Guest post by Holly Day

Chocolate, anyone? Did you know that the US population spent about 27.4 billion dollars leading up to Valentine’s last year — that’s about $196 per person, on Valentine crap! About $2.4 billion of that money were spent on candy. Candy!

It’s romantic, you might say. I’d disagree, but since I’m here today to tell you about a Valentine story I wrote, I probably shouldn’t say too many negative things about this holiday of *cough* love.

Do you love your partner? Do your partner love you? Do you need roses on the 14th of February to believe it? If you do, I’ll go out on a limb here and say that you’re in trouble. I’m not saying don’t buy your spouse flowers or a box of chocolate if that’s what you want to do.

My husband buys me sharpies on an ordinary Tuesday if he happens to walk past a package with some colours he thinks I’ll like. It means a lot more than a heart-shaped box of chocolate ever will.

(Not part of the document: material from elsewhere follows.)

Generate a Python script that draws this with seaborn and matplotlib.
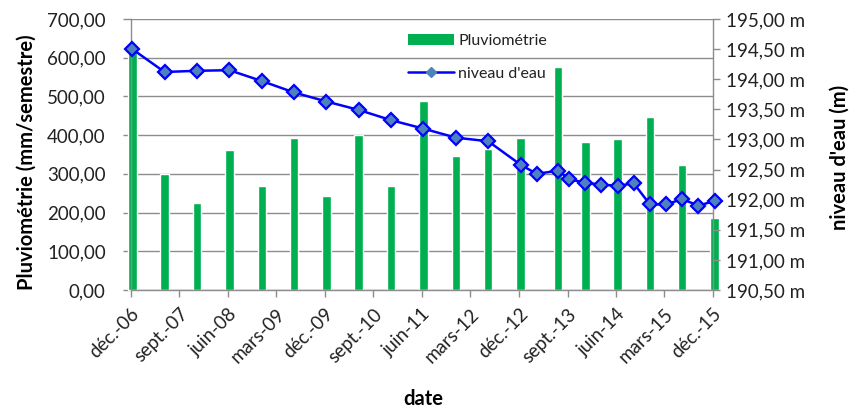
import matplotlib
matplotlib.use("Agg")
import matplotlib.pyplot as plt
import matplotlib.ticker as mticker
from matplotlib.patches import Patch
from matplotlib.lines import Line2D
import seaborn as sns
import pandas as pd

# ---------------- data ----------------
rain_dates = ["2006-12-10", "2007-06-10", "2007-12-10", "2008-06-10", "2008-12-10",
              "2009-06-10", "2009-12-10", "2010-06-10", "2010-12-10", "2011-06-10",
              "2011-12-10", "2012-06-10", "2012-12-10", "2013-07-10", "2013-12-10",
              "2014-06-10", "2014-12-10", "2015-06-10", "2015-12-10"]
rain_mm = [620, 300, 224, 362, 269, 393, 244, 401, 269, 487,
           346, 364, 393, 577, 381, 390, 447, 323, 187]

level_dates = ["2006-12-10", "2007-06-10", "2007-12-10", "2008-06-10", "2008-12-10",
               "2009-06-10", "2009-12-10", "2010-06-10", "2010-12-10", "2011-06-10",
               "2011-12-10", "2012-06-10", "2012-12-10", "2013-03-10", "2013-07-10",
               "2013-09-10", "2013-12-10", "2014-03-10", "2014-06-10", "2014-09-10",
               "2014-12-10", "2015-03-10", "2015-06-10", "2015-09-10", "2015-12-10"]
level_m = [194.50, 194.12, 194.14, 194.15, 193.97, 193.78, 193.63, 193.49, 193.32, 193.18,
           193.03, 192.97, 192.58, 192.43, 192.48, 192.34, 192.28, 192.25, 192.23, 192.27,
           191.92, 191.92, 192.01, 191.90, 191.98]

tick_dates = ["2006-12-01", "2007-09-01", "2008-06-01", "2009-03-01", "2009-12-01",
              "2010-09-01", "2011-06-01", "2012-03-01", "2012-12-01", "2013-09-01",
              "2014-06-01", "2015-03-01", "2015-12-01"]
tick_labels = ["déc.-06", "sept.-07", "juin-08", "mars-09", "déc.-09", "sept.-10",
               "juin-11", "mars-12", "déc.-12", "sept.-13", "juin-14", "mars-15", "déc.-15"]

rain_label = "Pluviométrie"
level_label = "niveau d'eau"

# ---------------- style ----------------
sns.set_style("white")
plt.rcParams['font.family'] = ['Lato', 'DejaVu Sans']

GREEN = "#00B050"
BLUE = "#0000FF"
MARK = "#4F81BD"
GRID = "#8C8C8C"
TXT = "#222222"

fig = plt.figure(figsize=(8.5, 4.08), dpi=100)
ax = fig.add_axes([130.7 / 850, 1 - 290 / 408, (713 - 130.7) / 850, (290 - 19) / 408])
ax2 = ax.twinx()

df_rain = pd.DataFrame({"date": pd.to_datetime(rain_dates), "pluvio": rain_mm})
df_level = pd.DataFrame({"date": pd.to_datetime(level_dates), "niveau": level_m})

ax.bar(df_rain["date"], df_rain["pluvio"], width=48, color=GREEN, zorder=2, clip_on=False)

sns.lineplot(data=df_level, x="date", y="niveau", ax=ax2, color=BLUE, linewidth=1.8,
             marker="D", markersize=7.2, markerfacecolor=MARK, markeredgecolor=BLUE,
             markeredgewidth=1.6, clip_on=False, legend=False, zorder=3)

ticks = pd.to_datetime(tick_dates)
ax.set_xlim(ticks[0], ticks[-1])
ax.set_xticks(ticks)
ax.set_xticklabels(tick_labels, rotation=45, ha="right", va="top",
                   rotation_mode="anchor", fontsize=13.5, color=TXT)

ax.set_ylim(0, 700)
ax.set_yticks(range(0, 701, 100))
ax.yaxis.set_major_formatter(mticker.FuncFormatter(lambda v, p: f"{v:.2f}".replace(".", ",")))
ax2.set_ylim(190.5, 195.0)
ax2.set_yticks([190.5 + 0.5 * i for i in range(10)])
ax2.yaxis.set_major_formatter(mticker.FuncFormatter(lambda v, p: f"{v:.2f} m".replace(".", ",")))

ax.grid(axis="y", color=GRID, linewidth=1.0)
ax.grid(axis="x", visible=False)
ax2.grid(False)
ax.set_axisbelow(True)

for a in (ax, ax2):
    for s in a.spines.values():
        s.set_visible(False)
ax.spines["left"].set_visible(True)
ax.spines["bottom"].set_visible(True)
ax2.spines["right"].set_visible(True)
for s in (ax.spines["left"], ax.spines["bottom"], ax2.spines["right"]):
    s.set_color(GRID)
    s.set_linewidth(1.0)

ax.tick_params(axis="y", direction="out", length=6, width=1, color=GRID, pad=12,
               labelsize=13.5, labelcolor=TXT, left=True)
ax.tick_params(axis="x", direction="out", length=5, width=1, color=GRID, pad=6, bottom=True)
ax2.tick_params(axis="y", direction="out", length=5, width=1, color=GRID, pad=4,
                labelsize=13.5, labelcolor=TXT, right=True)

ax.set_xlabel("date", fontsize=14.5, fontweight="bold", color="black")
ax.xaxis.set_label_coords(0.502, -0.365)
ax.set_ylabel("Pluviométrie (mm/semestre)", fontsize=14.5, fontweight="bold", color="black")
ax.yaxis.set_label_coords(-0.162, 0.47)
ax2.set_ylabel("niveau d'eau (m)", fontsize=14.5, fontweight="bold", color="black")
ax2.yaxis.set_label_coords(1.2, 0.49)

handles = [Patch(facecolor=GREEN, edgecolor="none"),
           Line2D([0], [0], color=BLUE, linewidth=1.8, marker="D", markersize=5,
                  markerfacecolor=MARK, markeredgecolor=MARK)]
leg = ax2.legend(handles, [rain_label, level_label], loc="upper left",
                 bbox_to_anchor=(400 / 850, 1 - 26 / 408), bbox_transform=fig.transFigure,
                 frameon=False, fontsize=11.5, handlelength=2.9, handletextpad=0.25,
                 labelspacing=1.15, borderpad=0)
for t in leg.get_texts():
    t.set_color(TXT)

fig.savefig("out.png", dpi=100)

For $196 you can buy 288 sharpies or 128.5 pounds of basmati rice if you’d rather feed your family than fill your desk with sharpies. If you were to give your spouse a kiss and DIY a card on the 14th instead of buying anything, you’d be able to put those $196 into an index fund. Say you had a 7% interest and left it there for 20 years. Then you could buy your partner roses for $791.59 in 2041. Cool, ey? Say you’d skip all the Valentine gifts for those 20 years, and put in $196 every year. In 2041 you could take it all out and buy chocolate for $8,839.01.

Sorry, I didn’t mean to turn this into a personal finance lecture LOL. On to the story. It’s Valentine! Elian Hubert teaches history of literature at the university, and Dimitri Petrov got his lower leg blown off by a landmine four years ago while serving in Afghanistan. Since then he suffers from PTSD and doesn’t do well in crowds.

Neither Elian nor Dimitri want to celebrate Valentine, and yet …

EXCERPT FROM Be Still, My Heart

There was a man hurrying down the sidewalk.

Dimitri’s skin grew tight as he observed him. He could have hidden a weapon under his jacket. It was too thin for the cold February afternoon, and Dimitri had been taught to notice anything unusual. Clothes not sufficient for the weather were unusual. It didn’t look like he was hiding a bomb under it, but he could be. Dimitri had been taken by surprise before. The ones you least expected could pose the biggest threat.

Sliding his hand toward his right side where his gun should be, he jumped when the man opened the glass door and more or less ran into the lobby.

Dimitri shot to his feet, his right leg not acting as it should, and not until he looked down to see if something had caught on his pants, did he remember he didn’t have a foot anymore. The prosthesis started underneath his knee.

“Hi!” The man gave him a dazzling smile, which stunned him. For a second, he could not move, unable to talk.

“Hello. How can I help you?”

The man unzipped his jacket, and Dimitri once again reached for the gun that wasn’t there.

“I need a date for Valentine’s Day.” The man rolled his eyes, revealing a purple shirt with a million tiny flowers as he unzipped his jacket all the way.

“Ah, okay.” Dimitri forced his muscles to unclench and sat on the chair. “Are you the two o’clock with Irina?” Irina, his sister, ran this snobbish matchmaking agency. He was the only man working here, and it was because he was her brother and he wouldn’t leave the house unless he had a job he had to go to. It would’ve been better for business if she’d had a beautiful woman greeting their clients rather than a grumpy, rugged, military vet, and Dimitri would’ve preferred if she did. But life never turned out the way you planned it, and she insisted he was the man for the job. He wasn’t.

“No, I don’t think so.”

“You don’t think so?”

The man shrugged. “No, I think I’d have remembered if I’d made an appointment, but you never know. Stranger things have happened.”

Dimitri got trapped in his sparkling blue eyes — there was so much going on in them. “You … erm … don’t know if you would’ve remembered?” Perhaps he had brain damage? Disability wasn’t always visible at first glance — he should know.

The man leaned against the counter, chuckling softly, which poked at something dormant in Dimitri’s chest. “I said I think I would’ve remembered.” His gaze turned warmer, if a gaze could, and when he spoke again it was in a lower, calmer tone. “I need a Valentine’s date. I want a big, strong man. A man who can slam me against the wall and have his way with me.”